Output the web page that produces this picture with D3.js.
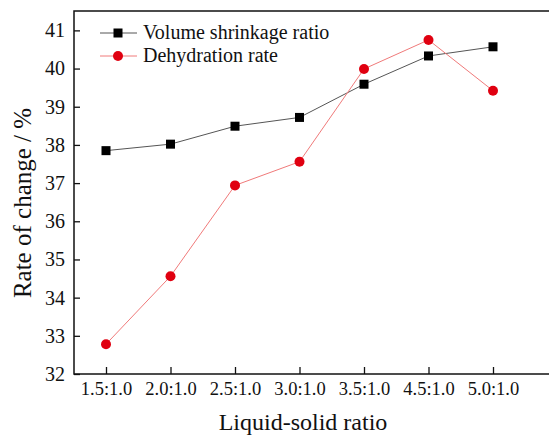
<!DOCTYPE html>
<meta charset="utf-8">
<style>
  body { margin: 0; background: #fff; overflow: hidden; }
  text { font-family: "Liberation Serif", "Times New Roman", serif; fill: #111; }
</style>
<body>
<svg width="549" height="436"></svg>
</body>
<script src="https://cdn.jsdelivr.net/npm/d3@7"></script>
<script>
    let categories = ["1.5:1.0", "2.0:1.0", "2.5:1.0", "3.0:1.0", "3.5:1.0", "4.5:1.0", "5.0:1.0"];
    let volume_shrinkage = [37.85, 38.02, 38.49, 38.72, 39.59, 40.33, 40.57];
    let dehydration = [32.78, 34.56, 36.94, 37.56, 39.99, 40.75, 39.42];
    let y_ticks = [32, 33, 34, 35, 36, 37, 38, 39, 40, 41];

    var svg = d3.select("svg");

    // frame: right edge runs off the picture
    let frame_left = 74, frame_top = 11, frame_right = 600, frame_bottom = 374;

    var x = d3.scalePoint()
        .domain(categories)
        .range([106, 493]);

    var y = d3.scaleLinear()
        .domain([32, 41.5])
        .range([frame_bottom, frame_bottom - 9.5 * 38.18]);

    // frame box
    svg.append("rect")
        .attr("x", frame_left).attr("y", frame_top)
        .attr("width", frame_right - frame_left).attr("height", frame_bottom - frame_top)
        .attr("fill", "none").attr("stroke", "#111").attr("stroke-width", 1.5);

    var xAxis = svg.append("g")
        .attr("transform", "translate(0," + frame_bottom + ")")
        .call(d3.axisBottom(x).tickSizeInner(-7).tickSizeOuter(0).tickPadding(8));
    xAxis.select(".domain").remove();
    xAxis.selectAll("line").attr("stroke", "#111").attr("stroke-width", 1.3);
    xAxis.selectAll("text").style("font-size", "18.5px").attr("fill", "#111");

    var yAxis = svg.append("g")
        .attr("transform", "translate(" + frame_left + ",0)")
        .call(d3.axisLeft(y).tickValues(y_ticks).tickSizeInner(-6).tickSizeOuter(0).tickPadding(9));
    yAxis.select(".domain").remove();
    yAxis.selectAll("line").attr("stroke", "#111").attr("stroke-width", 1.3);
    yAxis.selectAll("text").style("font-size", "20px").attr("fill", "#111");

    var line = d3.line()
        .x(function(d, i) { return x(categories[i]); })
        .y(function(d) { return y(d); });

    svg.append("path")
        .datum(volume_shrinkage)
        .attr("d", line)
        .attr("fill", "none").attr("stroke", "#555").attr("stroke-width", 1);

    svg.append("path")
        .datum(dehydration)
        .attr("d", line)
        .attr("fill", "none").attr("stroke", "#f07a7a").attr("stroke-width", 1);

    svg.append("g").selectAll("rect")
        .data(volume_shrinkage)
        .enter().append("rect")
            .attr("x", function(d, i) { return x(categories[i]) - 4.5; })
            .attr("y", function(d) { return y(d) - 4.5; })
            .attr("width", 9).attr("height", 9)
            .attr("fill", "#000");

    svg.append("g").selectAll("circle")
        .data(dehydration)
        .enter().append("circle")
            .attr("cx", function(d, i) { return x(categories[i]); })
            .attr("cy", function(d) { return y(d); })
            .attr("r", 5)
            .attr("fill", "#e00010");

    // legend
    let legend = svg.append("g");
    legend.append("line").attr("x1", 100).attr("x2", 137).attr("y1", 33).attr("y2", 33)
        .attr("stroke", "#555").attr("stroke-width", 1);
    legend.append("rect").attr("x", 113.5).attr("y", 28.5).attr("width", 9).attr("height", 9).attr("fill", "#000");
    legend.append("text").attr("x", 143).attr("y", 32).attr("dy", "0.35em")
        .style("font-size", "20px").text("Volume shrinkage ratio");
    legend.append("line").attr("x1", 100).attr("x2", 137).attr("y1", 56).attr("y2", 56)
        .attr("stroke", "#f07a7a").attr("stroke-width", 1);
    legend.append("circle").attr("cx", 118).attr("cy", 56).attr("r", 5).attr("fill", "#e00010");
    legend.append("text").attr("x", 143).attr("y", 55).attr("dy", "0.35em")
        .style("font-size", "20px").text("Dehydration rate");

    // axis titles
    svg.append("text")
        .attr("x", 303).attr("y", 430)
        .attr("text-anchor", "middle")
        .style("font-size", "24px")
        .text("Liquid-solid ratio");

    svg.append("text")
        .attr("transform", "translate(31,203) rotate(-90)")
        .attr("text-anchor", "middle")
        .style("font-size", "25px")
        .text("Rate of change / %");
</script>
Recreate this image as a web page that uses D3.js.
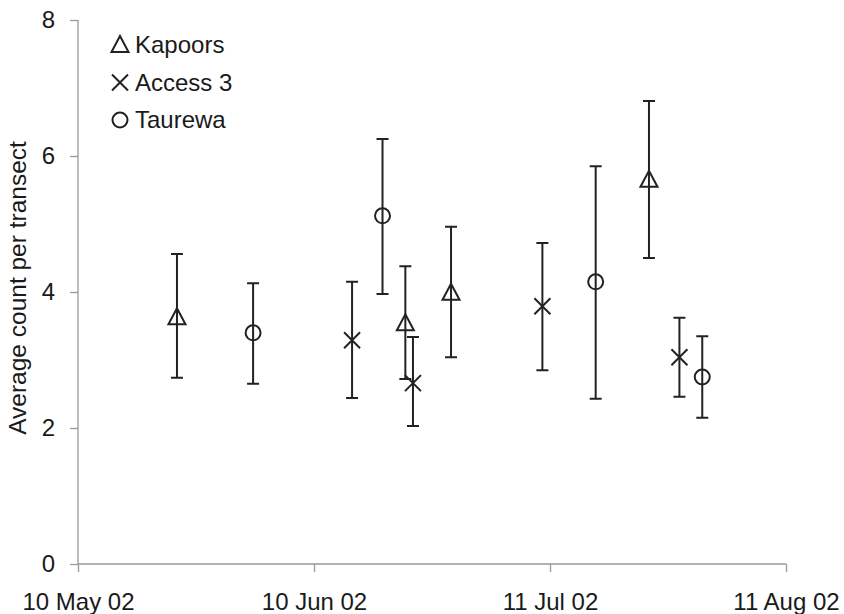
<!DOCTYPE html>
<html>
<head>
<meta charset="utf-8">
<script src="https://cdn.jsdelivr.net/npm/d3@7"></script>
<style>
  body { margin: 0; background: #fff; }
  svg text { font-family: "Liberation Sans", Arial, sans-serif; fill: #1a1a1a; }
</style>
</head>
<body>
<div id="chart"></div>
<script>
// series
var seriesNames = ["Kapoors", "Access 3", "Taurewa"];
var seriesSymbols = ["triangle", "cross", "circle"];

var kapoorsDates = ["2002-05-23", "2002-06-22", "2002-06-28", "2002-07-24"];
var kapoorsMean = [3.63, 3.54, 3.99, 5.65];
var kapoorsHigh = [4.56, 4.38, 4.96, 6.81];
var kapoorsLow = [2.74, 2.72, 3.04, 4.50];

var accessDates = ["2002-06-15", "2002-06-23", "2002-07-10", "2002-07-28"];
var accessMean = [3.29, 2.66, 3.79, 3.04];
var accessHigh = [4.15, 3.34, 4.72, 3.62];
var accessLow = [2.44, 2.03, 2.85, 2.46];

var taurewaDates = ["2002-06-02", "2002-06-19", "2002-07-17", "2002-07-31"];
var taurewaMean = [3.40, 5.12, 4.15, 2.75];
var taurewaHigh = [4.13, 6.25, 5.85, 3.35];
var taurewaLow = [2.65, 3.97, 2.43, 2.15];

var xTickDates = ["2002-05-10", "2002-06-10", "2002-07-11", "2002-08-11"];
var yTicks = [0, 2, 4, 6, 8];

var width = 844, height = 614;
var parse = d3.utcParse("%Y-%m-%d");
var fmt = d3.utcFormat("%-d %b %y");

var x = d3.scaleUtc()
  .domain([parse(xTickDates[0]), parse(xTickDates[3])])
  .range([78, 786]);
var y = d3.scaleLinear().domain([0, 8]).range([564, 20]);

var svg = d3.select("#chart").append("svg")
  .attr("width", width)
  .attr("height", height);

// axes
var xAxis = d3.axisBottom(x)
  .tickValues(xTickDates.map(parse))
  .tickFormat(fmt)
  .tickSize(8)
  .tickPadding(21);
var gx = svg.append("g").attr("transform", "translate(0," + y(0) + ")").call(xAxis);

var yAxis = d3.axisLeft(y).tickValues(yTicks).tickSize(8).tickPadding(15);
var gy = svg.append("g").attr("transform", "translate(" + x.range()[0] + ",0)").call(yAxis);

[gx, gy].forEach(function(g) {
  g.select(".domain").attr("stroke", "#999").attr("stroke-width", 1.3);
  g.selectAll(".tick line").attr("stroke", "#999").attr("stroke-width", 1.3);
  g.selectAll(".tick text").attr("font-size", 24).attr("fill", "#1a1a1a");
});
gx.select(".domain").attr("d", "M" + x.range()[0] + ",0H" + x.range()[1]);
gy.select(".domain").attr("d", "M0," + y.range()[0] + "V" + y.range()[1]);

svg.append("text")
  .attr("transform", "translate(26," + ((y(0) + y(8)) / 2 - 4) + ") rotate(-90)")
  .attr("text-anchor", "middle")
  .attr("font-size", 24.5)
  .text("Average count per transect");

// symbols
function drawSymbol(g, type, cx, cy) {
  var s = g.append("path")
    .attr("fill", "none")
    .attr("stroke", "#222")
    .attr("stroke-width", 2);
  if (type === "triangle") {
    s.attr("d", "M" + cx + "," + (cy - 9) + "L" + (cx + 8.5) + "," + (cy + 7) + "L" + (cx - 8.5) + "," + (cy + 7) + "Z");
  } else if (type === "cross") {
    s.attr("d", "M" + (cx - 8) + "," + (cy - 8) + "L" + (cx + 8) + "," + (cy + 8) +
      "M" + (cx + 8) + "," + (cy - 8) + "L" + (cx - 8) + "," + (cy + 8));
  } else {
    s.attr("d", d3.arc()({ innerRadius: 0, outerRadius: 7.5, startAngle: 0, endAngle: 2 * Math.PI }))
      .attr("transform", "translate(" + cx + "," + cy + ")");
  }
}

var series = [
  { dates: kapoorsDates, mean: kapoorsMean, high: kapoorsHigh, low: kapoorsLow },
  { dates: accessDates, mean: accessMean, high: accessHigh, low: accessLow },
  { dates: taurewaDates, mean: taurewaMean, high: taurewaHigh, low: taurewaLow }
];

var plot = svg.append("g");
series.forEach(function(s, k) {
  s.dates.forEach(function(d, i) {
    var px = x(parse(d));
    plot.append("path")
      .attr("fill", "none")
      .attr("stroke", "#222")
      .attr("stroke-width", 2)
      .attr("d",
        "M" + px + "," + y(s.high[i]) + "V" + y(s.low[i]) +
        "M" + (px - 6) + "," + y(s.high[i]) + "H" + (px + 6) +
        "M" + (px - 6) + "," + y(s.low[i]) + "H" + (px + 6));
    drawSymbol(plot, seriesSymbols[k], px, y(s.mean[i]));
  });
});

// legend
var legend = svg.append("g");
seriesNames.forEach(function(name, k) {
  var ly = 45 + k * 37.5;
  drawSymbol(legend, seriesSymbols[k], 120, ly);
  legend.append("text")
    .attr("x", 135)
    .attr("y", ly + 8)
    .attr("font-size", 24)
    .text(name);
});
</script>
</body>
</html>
== == ==
> _Exercise aim_
Read the entries above, then pull out the lines that include "picture".

> _Written solution_
Output the web page that produces this picture with D3.js.
    // frame: right edge runs off the picture

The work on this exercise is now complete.